To do. Will you write out the data exactly, excluding every picture?

Given data.
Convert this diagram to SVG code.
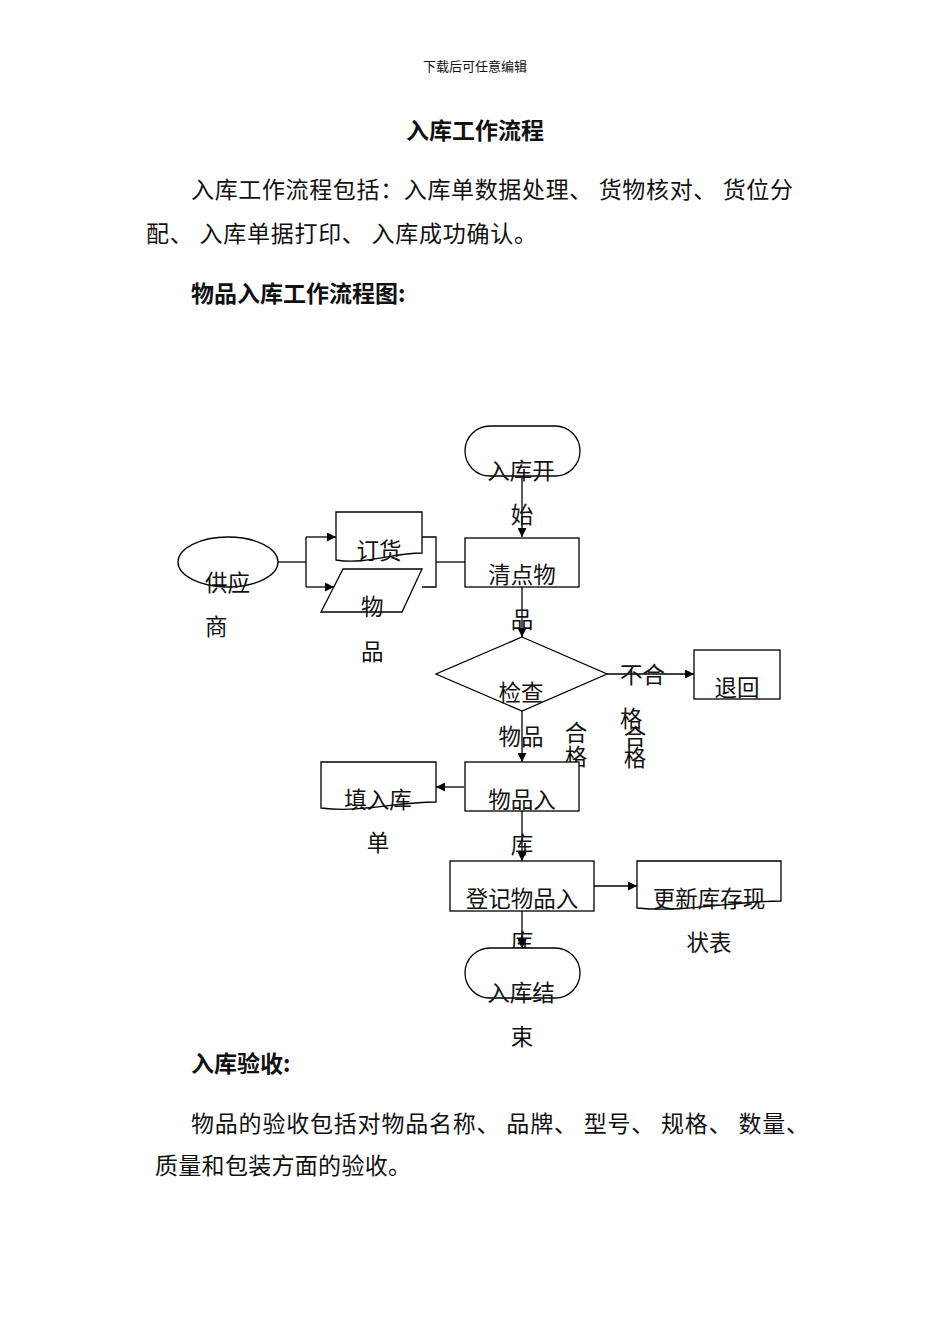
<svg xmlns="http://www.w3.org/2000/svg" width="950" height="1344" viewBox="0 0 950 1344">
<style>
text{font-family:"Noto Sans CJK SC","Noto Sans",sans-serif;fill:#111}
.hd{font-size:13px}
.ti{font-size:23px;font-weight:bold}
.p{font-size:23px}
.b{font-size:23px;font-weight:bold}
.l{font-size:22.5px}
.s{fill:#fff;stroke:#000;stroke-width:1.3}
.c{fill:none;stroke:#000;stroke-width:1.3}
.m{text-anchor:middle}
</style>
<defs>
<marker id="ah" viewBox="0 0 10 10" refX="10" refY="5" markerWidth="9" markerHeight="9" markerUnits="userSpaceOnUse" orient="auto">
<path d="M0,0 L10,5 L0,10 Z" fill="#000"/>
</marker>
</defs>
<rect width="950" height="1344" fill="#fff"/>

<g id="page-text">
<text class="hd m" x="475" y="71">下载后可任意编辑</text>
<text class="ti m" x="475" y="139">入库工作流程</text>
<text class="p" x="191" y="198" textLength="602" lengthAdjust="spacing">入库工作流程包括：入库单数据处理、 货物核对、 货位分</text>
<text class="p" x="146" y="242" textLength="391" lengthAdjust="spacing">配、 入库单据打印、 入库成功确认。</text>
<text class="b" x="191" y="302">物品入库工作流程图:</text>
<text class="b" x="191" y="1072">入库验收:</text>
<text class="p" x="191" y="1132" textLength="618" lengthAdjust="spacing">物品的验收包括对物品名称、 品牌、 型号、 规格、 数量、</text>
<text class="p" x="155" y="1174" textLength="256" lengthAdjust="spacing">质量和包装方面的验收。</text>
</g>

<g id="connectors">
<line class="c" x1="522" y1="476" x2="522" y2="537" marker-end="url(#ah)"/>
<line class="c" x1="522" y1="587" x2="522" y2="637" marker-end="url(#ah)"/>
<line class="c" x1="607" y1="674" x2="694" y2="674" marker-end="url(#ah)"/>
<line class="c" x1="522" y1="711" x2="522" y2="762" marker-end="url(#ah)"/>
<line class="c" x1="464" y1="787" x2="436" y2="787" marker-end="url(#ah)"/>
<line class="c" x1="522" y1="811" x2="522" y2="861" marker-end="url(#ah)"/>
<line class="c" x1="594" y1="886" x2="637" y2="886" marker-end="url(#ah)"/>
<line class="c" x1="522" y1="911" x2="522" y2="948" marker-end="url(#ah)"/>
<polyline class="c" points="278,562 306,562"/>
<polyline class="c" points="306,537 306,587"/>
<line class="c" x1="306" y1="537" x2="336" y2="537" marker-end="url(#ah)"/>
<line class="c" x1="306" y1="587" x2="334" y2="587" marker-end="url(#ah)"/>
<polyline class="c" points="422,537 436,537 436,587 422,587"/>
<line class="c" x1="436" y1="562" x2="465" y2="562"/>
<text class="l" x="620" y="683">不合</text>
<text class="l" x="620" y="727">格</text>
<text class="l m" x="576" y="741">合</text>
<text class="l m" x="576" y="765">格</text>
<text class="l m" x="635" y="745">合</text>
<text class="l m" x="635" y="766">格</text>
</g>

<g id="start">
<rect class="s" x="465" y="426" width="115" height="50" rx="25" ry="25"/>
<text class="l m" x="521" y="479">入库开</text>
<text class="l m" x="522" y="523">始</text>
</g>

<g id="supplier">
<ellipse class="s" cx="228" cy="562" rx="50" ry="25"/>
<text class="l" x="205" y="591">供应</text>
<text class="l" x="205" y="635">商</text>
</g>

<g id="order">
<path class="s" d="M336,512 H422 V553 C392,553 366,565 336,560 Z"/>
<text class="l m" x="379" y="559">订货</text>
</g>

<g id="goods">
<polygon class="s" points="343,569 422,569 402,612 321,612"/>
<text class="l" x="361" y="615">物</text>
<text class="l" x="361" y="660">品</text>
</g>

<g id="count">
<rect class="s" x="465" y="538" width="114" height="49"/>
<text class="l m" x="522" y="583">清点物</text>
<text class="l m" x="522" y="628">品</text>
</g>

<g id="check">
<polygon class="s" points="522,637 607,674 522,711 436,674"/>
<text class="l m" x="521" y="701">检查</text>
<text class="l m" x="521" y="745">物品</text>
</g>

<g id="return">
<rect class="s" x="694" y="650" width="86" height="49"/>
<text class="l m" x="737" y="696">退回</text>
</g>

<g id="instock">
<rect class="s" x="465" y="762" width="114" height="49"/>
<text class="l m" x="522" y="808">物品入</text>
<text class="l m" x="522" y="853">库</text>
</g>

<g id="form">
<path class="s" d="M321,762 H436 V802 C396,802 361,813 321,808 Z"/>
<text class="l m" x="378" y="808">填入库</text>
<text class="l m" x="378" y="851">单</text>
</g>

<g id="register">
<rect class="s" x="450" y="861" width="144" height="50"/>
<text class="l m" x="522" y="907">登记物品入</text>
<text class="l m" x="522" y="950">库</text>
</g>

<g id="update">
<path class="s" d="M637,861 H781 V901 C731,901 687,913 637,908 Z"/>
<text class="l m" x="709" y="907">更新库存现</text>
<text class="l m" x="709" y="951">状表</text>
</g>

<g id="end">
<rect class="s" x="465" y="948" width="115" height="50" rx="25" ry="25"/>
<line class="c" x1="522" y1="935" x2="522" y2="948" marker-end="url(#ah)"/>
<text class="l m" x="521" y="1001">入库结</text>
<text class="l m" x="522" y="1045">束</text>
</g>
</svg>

Expected answer.
Convert this diagram to SVG code.
<svg xmlns="http://www.w3.org/2000/svg" width="950" height="1344" viewBox="0 0 950 1344">
<style>
text{font-family:"Noto Sans CJK SC","Noto Sans",sans-serif;fill:#111}
.hd{font-size:13px}
.ti{font-size:23px;font-weight:bold}
.p{font-size:23px}
.b{font-size:23px;font-weight:bold}
.l{font-size:22.5px}
.s{fill:#fff;stroke:#000;stroke-width:1.3}
.c{fill:none;stroke:#000;stroke-width:1.3}
.m{text-anchor:middle}
</style>
<defs>
<marker id="ah" viewBox="0 0 10 10" refX="10" refY="5" markerWidth="9" markerHeight="9" markerUnits="userSpaceOnUse" orient="auto">
<path d="M0,0 L10,5 L0,10 Z" fill="#000"/>
</marker>
</defs>
<rect width="950" height="1344" fill="#fff"/>

<g id="page-text">
<text class="hd m" x="475" y="71">下载后可任意编辑</text>
<text class="ti m" x="475" y="139">入库工作流程</text>
<text class="p" x="191" y="198" textLength="602" lengthAdjust="spacing">入库工作流程包括：入库单数据处理、 货物核对、 货位分</text>
<text class="p" x="146" y="242" textLength="391" lengthAdjust="spacing">配、 入库单据打印、 入库成功确认。</text>
<text class="b" x="191" y="302">物品入库工作流程图:</text>
<text class="b" x="191" y="1072">入库验收:</text>
<text class="p" x="191" y="1132" textLength="618" lengthAdjust="spacing">物品的验收包括对物品名称、 品牌、 型号、 规格、 数量、</text>
<text class="p" x="155" y="1174" textLength="256" lengthAdjust="spacing">质量和包装方面的验收。</text>
</g>

<g id="connectors">
<line class="c" x1="522" y1="476" x2="522" y2="537" marker-end="url(#ah)"/>
<line class="c" x1="522" y1="587" x2="522" y2="637" marker-end="url(#ah)"/>
<line class="c" x1="607" y1="674" x2="694" y2="674" marker-end="url(#ah)"/>
<line class="c" x1="522" y1="711" x2="522" y2="762" marker-end="url(#ah)"/>
<line class="c" x1="464" y1="787" x2="436" y2="787" marker-end="url(#ah)"/>
<line class="c" x1="522" y1="811" x2="522" y2="861" marker-end="url(#ah)"/>
<line class="c" x1="594" y1="886" x2="637" y2="886" marker-end="url(#ah)"/>
<line class="c" x1="522" y1="911" x2="522" y2="948" marker-end="url(#ah)"/>
<polyline class="c" points="278,562 306,562"/>
<polyline class="c" points="306,537 306,587"/>
<line class="c" x1="306" y1="537" x2="336" y2="537" marker-end="url(#ah)"/>
<line class="c" x1="306" y1="587" x2="334" y2="587" marker-end="url(#ah)"/>
<polyline class="c" points="422,537 436,537 436,587 422,587"/>
<line class="c" x1="436" y1="562" x2="465" y2="562"/>
<text class="l" x="620" y="683">不合</text>
<text class="l" x="620" y="727">格</text>
<text class="l m" x="576" y="741">合</text>
<text class="l m" x="576" y="765">格</text>
<text class="l m" x="635" y="745">合</text>
<text class="l m" x="635" y="766">格</text>
</g>

<g id="start">
<rect class="s" x="465" y="426" width="115" height="50" rx="25" ry="25"/>
<text class="l m" x="521" y="479">入库开</text>
<text class="l m" x="522" y="523">始</text>
</g>

<g id="supplier">
<ellipse class="s" cx="228" cy="562" rx="50" ry="25"/>
<text class="l" x="205" y="591">供应</text>
<text class="l" x="205" y="635">商</text>
</g>

<g id="order">
<path class="s" d="M336,512 H422 V553 C392,553 366,565 336,560 Z"/>
<text class="l m" x="379" y="559">订货</text>
</g>

<g id="goods">
<polygon class="s" points="343,569 422,569 402,612 321,612"/>
<text class="l" x="361" y="615">物</text>
<text class="l" x="361" y="660">品</text>
</g>

<g id="count">
<rect class="s" x="465" y="538" width="114" height="49"/>
<text class="l m" x="522" y="583">清点物</text>
<text class="l m" x="522" y="628">品</text>
</g>

<g id="check">
<polygon class="s" points="522,637 607,674 522,711 436,674"/>
<text class="l m" x="521" y="701">检查</text>
<text class="l m" x="521" y="745">物品</text>
</g>

<g id="return">
<rect class="s" x="694" y="650" width="86" height="49"/>
<text class="l m" x="737" y="696">退回</text>
</g>

<g id="instock">
<rect class="s" x="465" y="762" width="114" height="49"/>
<text class="l m" x="522" y="808">物品入</text>
<text class="l m" x="522" y="853">库</text>
</g>

<g id="form">
<path class="s" d="M321,762 H436 V802 C396,802 361,813 321,808 Z"/>
<text class="l m" x="378" y="808">填入库</text>
<text class="l m" x="378" y="851">单</text>
</g>

<g id="register">
<rect class="s" x="450" y="861" width="144" height="50"/>
<text class="l m" x="522" y="907">登记物品入</text>
<text class="l m" x="522" y="950">库</text>
</g>

<g id="update">
<path class="s" d="M637,861 H781 V901 C731,901 687,913 637,908 Z"/>
<text class="l m" x="709" y="907">更新库存现</text>
<text class="l m" x="709" y="951">状表</text>
</g>

<g id="end">
<rect class="s" x="465" y="948" width="115" height="50" rx="25" ry="25"/>
<line class="c" x1="522" y1="935" x2="522" y2="948" marker-end="url(#ah)"/>
<text class="l m" x="521" y="1001">入库结</text>
<text class="l m" x="522" y="1045">束</text>
</g>
</svg>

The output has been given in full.